【原创】大叔经验分享(2)为什么hive在大表上加条件后执行limit很慢
问题重现
select id from big_table where name = 'sdlkfjalksdjfla' limit 100;
首先看执行计划:
hive> explain select * from big_table where name = 'sdlkfjalksdjfla' limit 100;
OK
STAGE DEPENDENCIES:
Stage-0 is a root stage
STAGE PLANS:
Stage: Stage-0
Fetch Operator
limit: 100
Processor Tree:
TableScan
alias: big_table
Statistics: Num rows: 7497189457 Data size: 1499437891589 Basic stats: COMPLETE Column stats: NONE
Filter Operator
predicate: (name = 'sdlkfjalksdjfla') (type: boolean)

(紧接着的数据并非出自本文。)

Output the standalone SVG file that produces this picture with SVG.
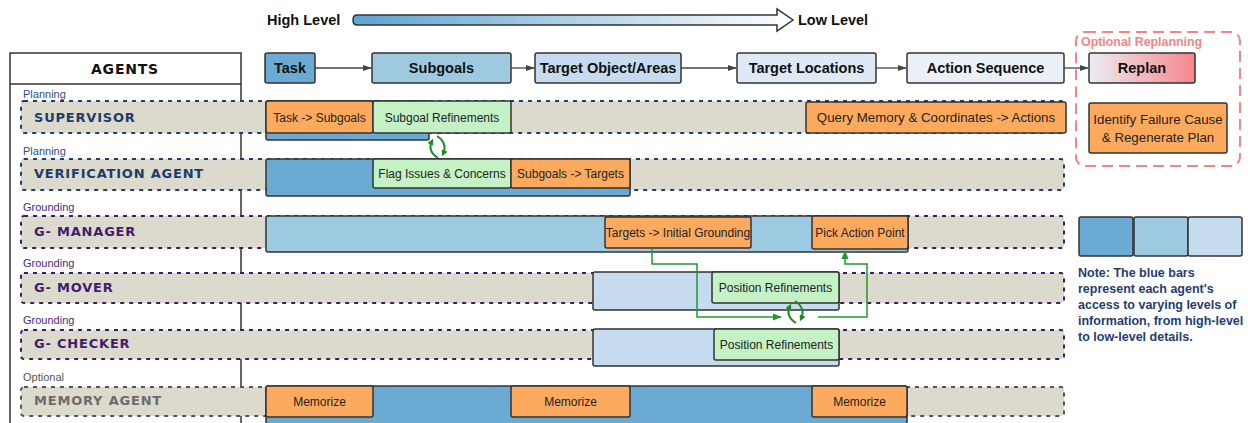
<svg xmlns="http://www.w3.org/2000/svg" width="1248" height="423" viewBox="0 0 1248 423">
<defs>
<linearGradient id="gLevel" x1="0" y1="0" x2="1" y2="0">
<stop offset="0" stop-color="#5fa3d0"/><stop offset="1" stop-color="#ffffff"/>
</linearGradient>
<linearGradient id="gReplan" x1="0" y1="0" x2="1" y2="0">
<stop offset="0" stop-color="#e9edf4"/><stop offset="1" stop-color="#f7868c"/>
</linearGradient>
<marker id="ah" viewBox="0 0 10 10" refX="9" refY="5" markerWidth="7" markerHeight="7" orient="auto">
<path d="M0,1.5 L10,5 L0,8.5 z" fill="#444"/>
</marker>
<marker id="gh" viewBox="0 0 10 10" refX="9" refY="5" markerWidth="6" markerHeight="6" orient="auto">
<path d="M0,1 L10,5 L0,9 z" fill="#1f9a2a"/>
</marker>
<marker id="gh2" viewBox="0 0 10 10" refX="6" refY="5" markerWidth="3.2" markerHeight="3.2" orient="auto">
<path d="M0,0 L10,5 L0,10 z" fill="#1f8a24"/>
</marker>
</defs>
<style>
.bold{font-family:"Liberation Sans",Arial,sans-serif;font-weight:bold;fill:#111}
.top{stroke:#333;stroke-width:1.5}
.t14{font-size:14.5px;text-anchor:middle}
.bx{stroke:#333;stroke-width:1.5}
.or{fill:#fdaa5e}
.gr{fill:#c4f2c4}
.b1{fill:#6aaad3}
.b2{fill:#9ecae1}
.b3{fill:#c6dbef}
.lbl{font-family:"Liberation Sans",Arial,sans-serif;font-size:12px;fill:#222;text-anchor:middle}
.row{fill:#dcdacd;stroke-width:2;stroke-dasharray:4 5}
.rp{stroke:#1f3d70}
.rg{stroke:#3c1a70}
.rm{stroke:#555}
.agent{font-family:"DejaVu Sans",Verdana,sans-serif;font-weight:bold;font-variant:all-small-caps;font-size:18.5px;letter-spacing:0.8px}
.cat{font-family:"Liberation Sans",Arial,sans-serif;font-size:11px}
.note{font-family:"Liberation Sans",Arial,sans-serif;font-weight:bold;font-size:12.5px;fill:#1f3d70}
.gl{fill:none;stroke:#1f9a2a;stroke-width:1.5}
.cyc{fill:none;stroke:#1f8a24;stroke-width:2}
</style>

<g id="level-scale">
<text class="bold" x="267" y="25" font-size="14.5">High Level</text>
<path d="M357,15 L777,15 L777,9 L793,20 L777,31 L777,25 L357,25 Q353,25 353,20 Q353,15 357,15 Z" fill="url(#gLevel)" stroke="#333" stroke-width="1.5"/>
<text class="bold" x="798" y="25" font-size="14.5">Low Level</text>
</g>

<g id="agents-panel">
<rect x="10" y="53" width="231" height="390" fill="#fff" stroke="#333" stroke-width="1.5"/>
<line x1="10" y1="84" x2="241" y2="84" stroke="#333" stroke-width="1.5"/>
<text class="agent" x="125" y="74" text-anchor="middle" fill="#111" style="font-size:20px">AGENTS</text>
</g>

<g id="task"><rect class="top b1" x="265" y="53" width="50" height="30" rx="2"/><text class="bold t14" x="290" y="73">Task</text></g>
<g id="subgoals"><rect class="top b2" x="372" y="53" width="139" height="30" rx="2"/><text class="bold t14" x="441.5" y="73">Subgoals</text></g>
<g id="target-object"><rect class="top b3" x="535" y="53" width="146" height="30" rx="2"/><text class="bold t14" x="608" y="73">Target Object/Areas</text></g>
<g id="target-locations"><rect class="top" fill="#ddeaf6" x="737" y="53" width="139" height="30" rx="2"/><text class="bold t14" x="806.5" y="73">Target Locations</text></g>
<g id="action-sequence"><rect class="top" fill="#ebf0f7" x="907" y="53" width="157" height="30" rx="2"/><text class="bold t14" x="985.5" y="73">Action Sequence</text></g>

<g id="optional-replanning">
<rect x="1076" y="32" width="164" height="134" rx="9" fill="none" stroke="#f28585" stroke-width="2" stroke-dasharray="11 6"/>
<text x="1081" y="46" font-family="Liberation Sans,Arial,sans-serif" font-weight="bold" font-size="12.4" fill="#f28585">Optional Replanning</text>
</g>
<g id="replan"><rect class="top" fill="url(#gReplan)" x="1089" y="53" width="106" height="30" rx="2"/><text class="bold t14" x="1142" y="73">Replan</text></g>
<g id="identify-failure"><rect class="bx or" x="1089" y="103" width="138" height="50" rx="2"/>
<text class="lbl" x="1158" y="124" style="font-size:13.3px">Identify Failure Cause</text>
<text class="lbl" x="1158" y="142" style="font-size:13.3px">&amp; Regenerate Plan</text></g>

<g id="row-supervisor">
<text class="cat" x="23" y="98" fill="#2c4f8f">Planning</text>
<rect class="row rp" x="21" y="101" width="1043" height="32" rx="3"/>
<text class="agent" x="34" y="122" fill="#1d3b6e">supervisor</text>
<rect class="bx b1" x="266" y="101" width="163" height="39" rx="2"/>
<rect class="bx or" x="266" y="101" width="107" height="32" rx="2"/>
<text class="lbl" x="319.5" y="122">Task -&gt; Subgoals</text>
<rect class="bx gr" x="373" y="101" width="138" height="32" rx="2"/>
<text class="lbl" x="442" y="122">Subgoal Refinements</text>
<rect class="bx or" x="806" y="102" width="260" height="31" rx="2"/>
<text class="lbl" x="936" y="122" style="font-size:13.3px">Query Memory &amp; Coordinates -&gt; Actions</text>
</g>

<g id="row-verification">
<text class="cat" x="23" y="155" fill="#2c4f8f">Planning</text>
<rect class="row rp" x="21" y="159" width="1043" height="31" rx="3"/>
<text class="agent" x="34" y="178" fill="#1d3b6e">verification agent</text>
<rect class="bx b1" x="266" y="159" width="364" height="37" rx="2"/>
<rect class="bx gr" x="373" y="159" width="138" height="29" rx="2"/>
<text class="lbl" x="442" y="178">Flag Issues &amp; Concerns</text>
<rect class="bx or" x="511" y="159" width="119" height="29" rx="2"/>
<text class="lbl" x="570.5" y="178">Subgoals -&gt; Targets</text>
</g>

<g id="row-gmanager">
<text class="cat" x="23" y="211" fill="#4a2a80">Grounding</text>
<rect class="row rg" x="21" y="216" width="1043" height="32" rx="3"/>
<text class="agent" x="34" y="236" fill="#3f1d6e">G- Manager</text>
<rect class="bx b2" x="266" y="216" width="642" height="36" rx="2"/>
<rect class="bx or" x="605" y="217" width="146" height="31" rx="2"/>
<text class="lbl" x="678" y="237">Targets -&gt; Initial Grounding</text>
<rect class="bx or" x="812" y="216" width="96" height="33" rx="2"/>
<text class="lbl" x="860" y="237">Pick Action Point</text>
</g>

<g id="row-gmover">
<text class="cat" x="23" y="267" fill="#4a2a80">Grounding</text>
<rect class="row rg" x="21" y="273" width="1043" height="30" rx="3"/>
<text class="agent" x="34" y="292" fill="#3f1d6e">G- Mover</text>
<rect class="bx b3" x="593" y="272" width="246" height="38" rx="2"/>
<rect class="bx gr" x="712" y="272" width="127" height="31" rx="2"/>
<text class="lbl" x="775.5" y="292">Position Refinements</text>
</g>

<g id="row-gchecker">
<text class="cat" x="23" y="324" fill="#4a2a80">Grounding</text>
<rect class="row rg" x="21" y="330" width="1043" height="29" rx="3"/>
<text class="agent" x="34" y="348" fill="#3f1d6e">G- checker</text>
<rect class="bx b3" x="593" y="329" width="246" height="37" rx="2"/>
<rect class="bx gr" x="714" y="329" width="125" height="31" rx="2"/>
<text class="lbl" x="776.5" y="349">Position Refinements</text>
</g>

<g id="row-memory">
<text class="cat" x="23" y="381" fill="#555">Optional</text>
<rect class="row rm" x="21" y="387" width="1043" height="29" rx="3"/>
<text class="agent" x="34" y="405" fill="#6b6b6b">Memory Agent</text>
<rect class="bx b1" x="266" y="386" width="641" height="45" rx="2"/>
<rect class="bx or" x="266" y="386" width="107" height="31" rx="2"/>
<text class="lbl" x="319.5" y="406">Memorize</text>
<rect class="bx or" x="511" y="386" width="119" height="31" rx="2"/>
<text class="lbl" x="570.5" y="406">Memorize</text>
<rect class="bx or" x="812" y="386" width="95" height="31" rx="2"/>
<text class="lbl" x="859.5" y="406">Memorize</text>
</g>

<g id="legend">
<rect class="bx b1" x="1079" y="217" width="54" height="39" rx="2"/>
<rect class="bx b2" x="1134" y="217" width="54" height="39" rx="2"/>
<rect class="bx b3" x="1188" y="217" width="54" height="39" rx="2"/>
<text class="note" x="1078" y="277">Note: The blue bars</text>
<text class="note" x="1078" y="293">represent each agent's</text>
<text class="note" x="1078" y="309">access to varying levels of</text>
<text class="note" x="1078" y="325">information, from high-level</text>
<text class="note" x="1078" y="341">to low-level details.</text>
</g>

<g id="connectors">
<line x1="315" y1="68" x2="371" y2="68" stroke="#444" stroke-width="1.3" marker-end="url(#ah)"/>
<line x1="511" y1="68" x2="534" y2="68" stroke="#444" stroke-width="1.3" marker-end="url(#ah)"/>
<line x1="681" y1="68" x2="736" y2="68" stroke="#444" stroke-width="1.3" marker-end="url(#ah)"/>
<line x1="876" y1="68" x2="906" y2="68" stroke="#444" stroke-width="1.3" marker-end="url(#ah)"/>
<line x1="1064" y1="68" x2="1088" y2="68" stroke="#444" stroke-width="1.3" marker-end="url(#ah)"/>
<path class="gl" d="M652,248 L652,264 L697,264 L697,317 L781,317" marker-end="url(#gh)"/>
<path class="gl" d="M818,317 L867,317 L867,264 L845,264 L845,251" marker-end="url(#gh)"/>
<path class="cyc" d="M438,158 Q427,151 432,141" marker-end="url(#gh2)"/>
<path class="cyc" d="M437,136 Q448,143 443,154" marker-end="url(#gh2)"/>
<path class="cyc" d="M796,323 Q785,316 790,306" marker-end="url(#gh2)"/>
<path class="cyc" d="M795,301 Q806,308 801,319" marker-end="url(#gh2)"/>
</g>
</svg>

Statistics: Num rows: 3748594728 Data size: 749718945694 Basic stats: COMPLETE Column stats: NONE
Select Operator
expressions: id (type: string)
outputColumnNames: _col0
Statistics: Num rows: 3748594728 Data size: 749718945694 Basic stats: COMPLETE Column stats: NONE
Limit
Number of rows: 100
Statistics: Num rows: 100 Data size: 20000 Basic stats: COMPLETE Column stats: NONE
ListSink
Time taken: 0.668 seconds, Fetched: 23 row(s)
可见只有一个stage,即Fetch Operator,再看执行过程:
java.lang.Thread.State: RUNNABLE
at sun.nio.ch.EPollArrayWrapper.epollWait(Native Method)
at sun.nio.ch.EPollArrayWrapper.poll(EPollArrayWrapper.java:269)
at sun.nio.ch.EPollSelectorImpl.doSelect(EPollSelectorImpl.java:79)
at sun.nio.ch.SelectorImpl.lockAndDoSelect(SelectorImpl.java:86)
- locked <0x00000006c1e00cd8> (a sun.nio.ch.Util$2)
- locked <0x00000006c1e00cc8> (a java.util.Collections$UnmodifiableSet)
- locked <0x00000006c1e00aa0> (a sun.nio.ch.EPollSelectorImpl)
at sun.nio.ch.SelectorImpl.select(SelectorImpl.java:97)
at org.apache.hadoop.net.SocketIOWithTimeout$SelectorPool.select(SocketIOWithTimeout.java:335)
at org.apache.hadoop.net.SocketIOWithTimeout.doIO(SocketIOWithTimeout.java:157)
at org.apache.hadoop.net.SocketInputStream.read(SocketInputStream.java:161)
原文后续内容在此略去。